23 de diciembre de 2013

NAVIDAD: ALEGRÍA Y ESPERANZA

La Navidad es (está llamada a ser) un tiempo de alegría y de esperanza. De alegría porque en él se recuerda y agradece la presencia del amor de Dios en la vida de todos los días, “tanto amó Dios al mundo que envió a su propio Hijo”, dice el evangelio de Juan. Los evangelios nos dan las coordenadas históricas del nacimiento en un pesebre en la periferia de un pequeño pueblo, que, salvo ciertos pastores, ignoró el hecho. Sin embargo, fue el humilde inicio de una presencia que va más allá de las fronteras del mundo cristiano y se extiende a la humanidad entera, hermanándonos en lo más profundo de nosotros mismos. Entre otras cosas, eso nos hace responsables los unos de los otros, lo expresa la pregunta de Dios a Caín, en las primeras páginas de la Biblia: “¿dónde está tu hermano?”, fraternidad que se arraiga en la filiación, todos somos hijas e hijos de Dios.
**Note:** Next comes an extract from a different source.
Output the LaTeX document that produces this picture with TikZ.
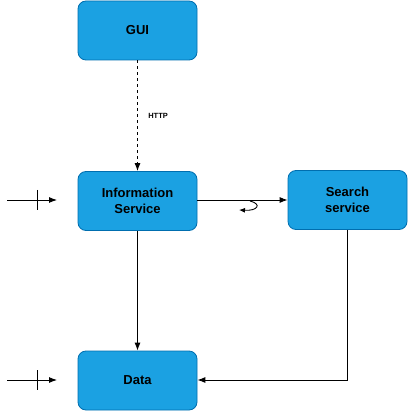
\documentclass[tikz,border=0pt]{standalone}
\usepackage{fontspec}
\setmainfont{Liberation Sans}
\usetikzlibrary{arrows.meta}
\definecolor{boxfill}{HTML}{1BA1E2}
\definecolor{boxline}{HTML}{006EAF}
\begin{document}
\begin{tikzpicture}[x=1pt,y=-1pt,
  box/.style={draw=boxline,fill=boxfill,rounded corners=8pt,minimum width=119pt,minimum height=59pt,inner sep=0pt,align=center,font=\fontsize{13}{16}\selectfont\bfseries,line width=0.8pt},
  conn/.style={draw=black,line width=0.9pt,-{Latex[length=8pt,width=6pt]}}]
\useasboundingbox (0,0) rectangle (408,411);
\node[box] (gui) at (137.5,30.5) {GUI};
\node[box] (info) at (137.5,201) {Information\\Service};
\node[box] (search) at (347.5,200) {Search\\service};
\node[box] (data) at (137.5,380.5) {Data};
\draw[conn,dashed] (gui) -- node[right=7pt,font=\fontsize{7.5}{8}\selectfont\bfseries,pos=0.5]{HTTP} (info);
\draw[conn] (info.east |- 0,200) -- (search.west |- 0,200);
\draw[conn] (info) -- (data);
\draw[conn] (search.south) |- (data.east |- 0,380);
\coordinate (a1) at (7,200);
\coordinate (a2) at (57,200);
\coordinate (b1) at (7,380);
\coordinate (b2) at (57,380);
\draw[conn] (a1) -- (a2);
\draw[line width=0.9pt] (37,190) -- (37,210);
\draw[conn] (b1) -- (b2);
\draw[line width=0.9pt] (37,370) -- (37,390);
\coordinate (c1) at (250,201);
\coordinate (c2) at (239,210);
\draw[conn,-{Latex[length=6pt,width=5pt]}] (c1) .. controls (262,204) and (258,211) .. (c2);
\end{tikzpicture}
\end{document}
La relación y solidaridad con el otro nos hace seres humanos auténticos, por ello la paz, que implica integridad y concordia, es un tema navideño. Esa es la razón de su íntimo vínculo con la justicia en tanto reconocimiento de la dignidad y derechos de toda persona, sin justicia no hay paz dice, a cada paso la Biblia. Solo se acoge el don del amor de Dios –que recuerda la Navidad– en la medida en que inspira una vida marcada por el compromiso y servicio hacia los otros, en particular hacia los más pobres y olvidados. La Navidad no es una breve pausa de paz –una puesta entre paréntesis– en medio de la indiferencia ante la postergación y el sufrimiento de tantos, sobre todo de aquellos que Jesús considera sus preferidos, como el papa Francisco no cesa de repetirlo.

La Navidad es, asimismo, un tiempo de esperanza. Algo que parecería ir a contracorriente del curso presente de la historia, ante la pobreza y la marginación de personas y pueblos, el hambre de mil millones de seres humanos en el mundo actual, una desigualdad creciente en nuestro país que hace que el presente desarrollo económico reserve migajas para los más pobres, que salen de la miseria y poco después regresan a ella –y todo a pie o a lo más en combis– según volubles datos estadísticos, el desconocimiento del derecho de los pobres a tener los mismos derechos (y no todos económicos) que todos los demás. En esas condiciones ¿cómo vivir la alegría de que hablábamos?, ¿cómo encarnar la esperanza en nuestra realidad?, ¿cómo hacer que la Navidad sea un motivo de “alegría para todo el pueblo”, según afirma el evangelio de Lucas?

La esperanza es, en primer lugar un don de Dios, un don que debe ser acogido creando en la historia, en nuestro mundo, en la vida de todos los días, razones de esperar; ello supone compromisos realistas y transformadores de situaciones que no corresponden a las exigencias del Evangelio. Desde la primera Navidad no es posible separar la historia humana de la fe cristiana. Cuando a Jesús le preguntaban dónde vivía respondía que lo siguieran y lo vieran ellos mismos; si lo interrogaban por su identidad, decía vean mis obras, obras de compasión, de misericordia, es decir con el corazón puesto en el mísero, en el pobre, el sufriente, el insignificante. Y con ternura como dice, y con mucha razón, el papa Francisco.

Por otra parte, esperar no es aguardar pasivamente, debe llevar al empeño de forjar activamente razones de esperanza, en nuestro caminar, y dar cuenta de ello. La esperanza en el amor de Dios es una vivencia que no se confunde con una utopía histórica o un proyecto social; pero, puede ser un factor, entre otros, que los genere en la medida en que ellos permiten encontrar los caminos concretos para llevar a cabo la voluntad de construir una sociedad justa y fraterna. No hablamos de una esperanza fácil, pero por frágil que pueda parecer, en algunos momentos, es capaz de echar raíces en el mundo de la insignificancia social, en el mundo del pobre, de encenderse, aun en medio de situaciones difíciles, y de mantenerse viva y creativa.

Evitemos que el consumismo de estos días consuma nuestro testimonio del mensaje de fe y amor por toda persona, y en particular por los que sufren pobreza y olvido, que Jesucristo nos ha legado.